Barreca Vineyards

Barreca Vineyards

From Vine to Wine since 1986

Critical Stuff Theory

The new year begins and along with it comes the usual spate of information on how to lose weight, how to do your taxes and how to clean out all the stuff that is in your house.  Driving to Spokane I notice a lot more huge apartment buildings and a lot of big houses built too close together for my taste.  Along with the new living spaces there are also major new self-storage facilities.  While out under the snow microbes are busy breaking down last year’s organic matter into soil for the new growing season, we are inside coming face to face with our stuff.

Being maybe a little too obsessed with history, I tend to ask how is this different than a hundred years ago and how did it get to be this way.  For most of human history all we had to work with were sticks, stones and some animal parts. Then we got into metals.  They are a big deal.  But even metals, if you ignore the part about mining and chemical extraction, tend to be easy to recycle and valuable that way.  One way to see the difference is to look at what’s left after a hurricane like Ian: huge piles of broken lumber, metal roofing, dry wall, fiberglass insulation, asphalt roofing, pieces of concrete, lots of clothing and appliances, a few cars too. 

Hurricane Ian destruction

Since a lot of the destruction is on expensive beach-front property, you can expect that it will soon be loaded into dump trucks and carted off to the local landfill.  There it will be mixed with the rest of our waste.  The top items in a landfill according sciencefocus.com are: Paper: 27%, Food Waste: 14.6%, Yard Waste: 13.5%, Plastics: 12.8%, Metals: 9.1%, Rubber, Leather, and Textiles: 9%, Wood: 6.2%, Glass: 4.5%, Other: 3.3%.  So here we have a microcosm of our whole manufactured world.  The good news is that 75% of it can be recycled.  The bad news is that 25% is very hard-to-recycle and the worse news is that only 15% of stuff that can be recycled actually is.

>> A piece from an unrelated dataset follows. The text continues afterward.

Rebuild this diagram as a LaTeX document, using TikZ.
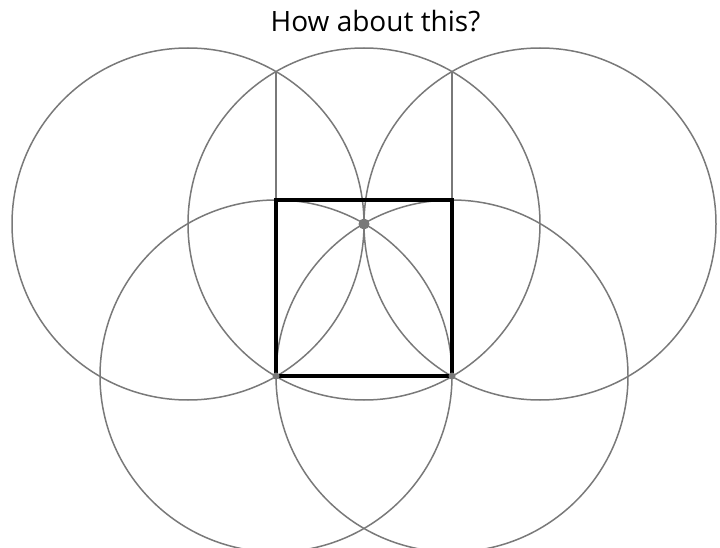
\documentclass[tikz,border=0pt]{standalone}
\usepackage{fontspec}
\setmainfont{Open Sans}
\begin{document}
\begin{tikzpicture}[x=1pt,y=-1pt,
  circ/.style={draw=gray!95!black, line width=1.5pt},
  guide/.style={draw=gray!95!black, line width=1.5pt},
  sq/.style={draw=black, line width=4.5pt},
  dotp/.style={circle, fill=gray!95!black, inner sep=0pt, minimum size=#1}]
\useasboundingbox (0,0) rectangle (720,548);
\node[font=\fontsize{28}{32}\selectfont, anchor=base, inner sep=0pt] (title) at (375.5,32) {How about this?};
\coordinate (c1) at (188,224);
\coordinate (c2) at (364,224);
\coordinate (c3) at (540,224);
\coordinate (BL) at (276,376);
\coordinate (BR) at (452,376);
\coordinate (TL) at (276,200);
\coordinate (TR) at (452,200);
\coordinate (ul) at (276,71.6);
\coordinate (ur) at (452,71.6);
\begin{scope}
\clip (0,0) rectangle (720,548);
\foreach \c in {c1,c2,c3,BL,BR} \draw[circ] (\c) circle (176);
\end{scope}
\draw[guide] (ul) -- (BL);
\draw[guide] (ur) -- (BR);
\draw[sq] (TL) rectangle (BR);
\node[dotp=11pt] (d1) at (c2) {};
\node[dotp=7pt] (d2) at (BL) {};
\node[dotp=7pt] (d3) at (BR) {};
\end{tikzpicture}
\end{document}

The 25% hard-to-recycle parts are mostly clothing and plastics. Clothing caught my eye because more than one article I saw mentioned the 59,000 tons of clothing that are shipped to the Adacama desert in Chile every year where it will last virtually forever.

There are good do-it-yourself suggestions out there.  The “Buy Nothing, Get Everything Shareocracy” recommends the “3 R’s”: Reduce, Reuse, Recycle.  But their favorite is Refuse. In other words, don’t buy it in the first place.  Almost 80% of unwanted textiles end up in a landfill (abc.net.au).  Another “R” would be to Repair.  Loved Clothes Last, a book by Castro Orsola, gives details on repairing clothes.  Even theoretically recyclable cloth such as cotton has an environmental cost before it gets sold.  It takes 2,700 liters of water to make a cotton shirt according to the World Resources Institute.

Surplus clothing in the Adacama Desert

Plastic is a big deal in landfills and even bigger at sea where incredibly the International Atomic Energy Agency (www.iaea.org) estimates that by 2050 there will be more plastic in the ocean than fish.  90% of seabirds have eaten plastic according to the National Academy of Science (www.pnas.org).  In my vision for a brave new regenerative world, “Compost Everything” might be the war cry. 

Progress is being made on composting plastics.  Some excitement was generated when the Japanese Kyoto Institute of Technology found a bacteria, ideonella sakaiensis, that had evolved to digest PET (polyethylene terephthalate or Polyester) plastics, the kind found in water bottles and a lot of food containers.  Listening to a video by Dr. Ben Miles about this discovery I learned that these bacteria only work on thin bottles or films. But their enzymes are a useful start. To get “soft crystalline” bottles and the “hard crystalline” food containers to biodegrade, a company in France, Carbios, has developed enzymes that can be used in a large commercial facility to break the long polymers of PET into small pieces that can be reused to make new plastic.  Without that step, even recycled plastics become less and less reusable after every recycle.

On the other hand, many plastic knives and forks labelled as “compostable” are not.  There is no government oversite of that label.  The Oregon Department of Environmental Quality found that often so-called “compostable” serviceware had a higher environmental impact than non-compostable.   The private Biodegradable Products Institute checks on biodegradability, and you can trust the BPI label.

Since 75% of the material in landfills could be recycled but has not been, recycling is obviously not working.   A lot of energy and research is focused on these issues, but you don’t see much being said about it unless you look.  The companies that make money from these products are not inclined to advertise about the issues.  It is not a political hot-button issue, so it doesn’t make the news cycle.  I am associating it with Critical Race Theory as something people seldom discuss, and that vested interests emphatically discourage discussing.

Imagining the result will be something akin to the world inhabited by Wall-E, the trash robot, I googled Wall-E to check the spelling.  The first thing that came up was a very-hard-to recycle plastic toy version of Wall-E available at Target for $54.  We’re doomed.